Monitor LiveView Processes

Track memory usage: 
iex> Phoenix.LiveView.Debug.list_liveviews()
     |> Enum.map(fn %{pid: pid} ->
       {:memory, bytes} = Process.info(pid, :memory)
       {pid, bytes / 1024 / 1024}
     end)
[
  {#PID<0.123.0>, 2.5},   # 2.5 MB
  {#PID<0.124.0>, 15.2},  # 15 MB! 🚨
  {#PID<0.125.0>, 1.8}
]

Use Streams Over Assigns

Benchmark comparison: 
Benchee.run(%{
  "assigns with 1000 items" => fn ->
    items = Enum.map(1..1000, &%{id: &1, name: "Item #{&1}"})
    socket = assign(socket, :items, items)
    Phoenix.LiveView.Renderer.to_rendered(socket, MyLive)
  end,
  "stream with 1000 items" => fn ->
    items = Enum.map(1..1000, &%{id: &1, name: "Item #{&1}"})
    socket = stream(socket, :items, items)
    Phoenix.LiveView.Renderer.to_rendered(socket, MyLive)
  end
})

# Results:
# assigns: 150 MB memory, 250ms
# stream:  15 MB memory, 180ms

Benchmarking

Measure Callback Performance

def handle_event("search", params, socket) do
  {time, results} = :timer.tc(fn -> Search.search(params) end)

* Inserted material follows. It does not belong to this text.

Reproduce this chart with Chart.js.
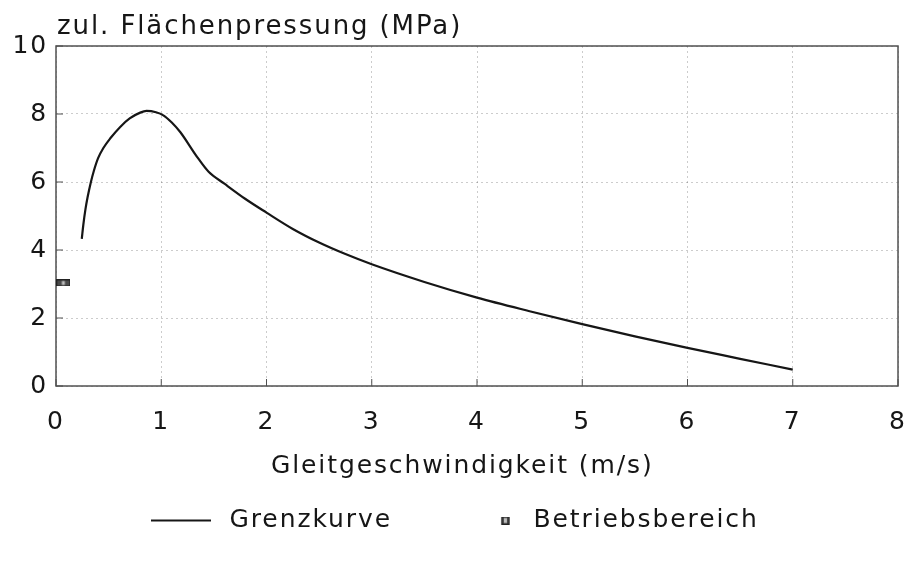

  if time > 1_000_000 do  # > 1 second
    Logger.warning("Slow search: #{time / 1_000}ms")
  end

  {:noreply, assign(socket, :results, results)}
end

Profile with Telemetry

:telemetry.attach(
  "liveview-perf",
  [:phoenix, :live_view, :handle_event, :stop],
  fn _event, %{duration: duration}, metadata, _config ->
    if duration > 1_000_000_000 do  # > 1 second
      Logger.warning("""
      Slow event handler:
        Event: #{metadata.event}
        View: #{inspect(metadata.socket.view)}
        Duration: #{duration / 1_000_000}ms
      """)
    end
  end,
  nil
)

Production Optimizations

Enable ETS for Sessions

# config/prod.exs
config :my_app, MyAppWeb.Endpoint,
  live_view: [
    signing_salt: "SECRET_SALT"
  ],
  session_store: :ets

Tune VM Settings

# rel/env.sh.eex
export ERL_OPTS="
  +sbwt very_long
  +sbwtdcpu very_long
  +swt very_low
  +sub true
  +JPperf true
"

Use HTTP/2

Enable multiplexing: 
# config/prod.exs
config :my_app, MyAppWeb.Endpoint,
  http: [transport_options: [socket_opts: [:inet6]]],
  url: [host: "example.com", port: 443, scheme: "https"],
  https: [
    port: 443,
    cipher_suite: :strong,
    certfile: "priv/cert/cert.pem",
    keyfile: "priv/cert/key.pem",
    protocol_options: [protocol: :h2]  # Enable HTTP/2
  ]

Performance Checklist

Before deploying:
  • Use streams for lists > 50 items
  • Add :key to comprehensions
  • Preload database associations
  • Debounce rapid events
  • Use temporary assigns for large data
  • Implement update_many/1 for components
  • Avoid variables in templates
  • Monitor LiveView memory usage
  • Enable HTTP/2
  • Profile slow callbacks
Measure results:
# Load test with k6
k6 run --vus 100 --duration 30s loadtest.js

Real-World Performance

Typical optimizations yield:
OptimizationMemory ReductionLatency Improvement
Streams vs assigns80-95%20-40%
Change trackingN/A60-90%
Database preloading10-20%50-80%
Temporary assigns30-70%10-20%
Component batching5-15%30-50%

Summary

Optimizing LiveView applications involves:
  1. Efficient assigns: Use streams, temporary assigns, and assign_new/3
  2. Change tracking: Enable granular updates with proper template structure
  3. Database optimization: Preload associations and paginate
  4. Component design: Prefer function components, pass minimal assigns
  5. Network efficiency: Debounce, batch, and use async operations
  6. Client-side hooks: Move expensive operations to the browser
  7. Monitoring: Track memory and profile performance
Follow these practices to build LiveView apps that scale to thousands of concurrent users.